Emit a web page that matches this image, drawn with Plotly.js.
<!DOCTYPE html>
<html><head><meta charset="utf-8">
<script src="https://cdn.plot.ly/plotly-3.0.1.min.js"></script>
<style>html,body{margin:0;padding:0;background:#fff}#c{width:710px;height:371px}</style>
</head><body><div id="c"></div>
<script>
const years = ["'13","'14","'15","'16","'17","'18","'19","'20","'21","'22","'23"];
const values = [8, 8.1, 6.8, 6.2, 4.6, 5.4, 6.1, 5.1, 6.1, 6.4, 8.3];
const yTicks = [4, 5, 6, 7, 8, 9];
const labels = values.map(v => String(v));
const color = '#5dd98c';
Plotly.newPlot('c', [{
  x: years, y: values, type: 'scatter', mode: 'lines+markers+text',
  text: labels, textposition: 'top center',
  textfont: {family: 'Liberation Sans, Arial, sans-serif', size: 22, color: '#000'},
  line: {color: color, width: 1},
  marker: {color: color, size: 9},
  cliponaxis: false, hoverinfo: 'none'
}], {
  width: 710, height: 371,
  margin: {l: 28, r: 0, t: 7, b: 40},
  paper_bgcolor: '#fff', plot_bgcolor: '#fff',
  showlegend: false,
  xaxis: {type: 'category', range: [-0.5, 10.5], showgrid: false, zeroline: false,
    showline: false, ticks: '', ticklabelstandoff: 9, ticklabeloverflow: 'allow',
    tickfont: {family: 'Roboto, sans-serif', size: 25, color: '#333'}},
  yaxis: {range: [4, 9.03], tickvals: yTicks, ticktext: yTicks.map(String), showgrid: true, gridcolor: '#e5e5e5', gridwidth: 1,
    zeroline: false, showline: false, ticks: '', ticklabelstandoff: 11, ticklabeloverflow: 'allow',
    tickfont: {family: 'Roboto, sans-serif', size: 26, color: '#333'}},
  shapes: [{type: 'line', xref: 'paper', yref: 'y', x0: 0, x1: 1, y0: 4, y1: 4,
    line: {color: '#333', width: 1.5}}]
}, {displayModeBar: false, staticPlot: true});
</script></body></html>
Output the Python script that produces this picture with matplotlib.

____________

● Task goal: Using the data above, print every record exactly as shown.

● Result of the task:
Emit a web page that matches this image, drawn with Plotly.js.
<!DOCTYPE html>
<html><head><meta charset="utf-8">
<script src="https://cdn.plot.ly/plotly-3.0.1.min.js"></script>
<style>html,body{margin:0;padding:0;background:#fff}#c{width:710px;height:371px}</style>
</head><body><div id="c"></div>
<script>
const years = ["'13","'14","'15","'16","'17","'18","'19","'20","'21","'22","'23"];
const values = [8, 8.1, 6.8, 6.2, 4.6, 5.4, 6.1, 5.1, 6.1, 6.4, 8.3];
const yTicks = [4, 5, 6, 7, 8, 9];
const labels = values.map(v => String(v));
const color = '#5dd98c';
Plotly.newPlot('c', [{
  x: years, y: values, type: 'scatter', mode: 'lines+markers+text',
  text: labels, textposition: 'top center',
  textfont: {family: 'Liberation Sans, Arial, sans-serif', size: 22, color: '#000'},
  line: {color: color, width: 1},
  marker: {color: color, size: 9},
  cliponaxis: false, hoverinfo: 'none'
}], {
  width: 710, height: 371,
  margin: {l: 28, r: 0, t: 7, b: 40},
  paper_bgcolor: '#fff', plot_bgcolor: '#fff',
  showlegend: false,
  xaxis: {type: 'category', range: [-0.5, 10.5], showgrid: false, zeroline: false,
    showline: false, ticks: '', ticklabelstandoff: 9, ticklabeloverflow: 'allow',
    tickfont: {family: 'Roboto, sans-serif', size: 25, color: '#333'}},
  yaxis: {range: [4, 9.03], tickvals: yTicks, ticktext: yTicks.map(String), showgrid: true, gridcolor: '#e5e5e5', gridwidth: 1,
    zeroline: false, showline: false, ticks: '', ticklabelstandoff: 11, ticklabeloverflow: 'allow',
    tickfont: {family: 'Roboto, sans-serif', size: 26, color: '#333'}},
  shapes: [{type: 'line', xref: 'paper', yref: 'y', x0: 0, x1: 1, y0: 4, y1: 4,
    line: {color: '#333', width: 1.5}}]
}, {displayModeBar: false, staticPlot: true});
</script></body></html>
Output the Python script that produces this picture with matplotlib.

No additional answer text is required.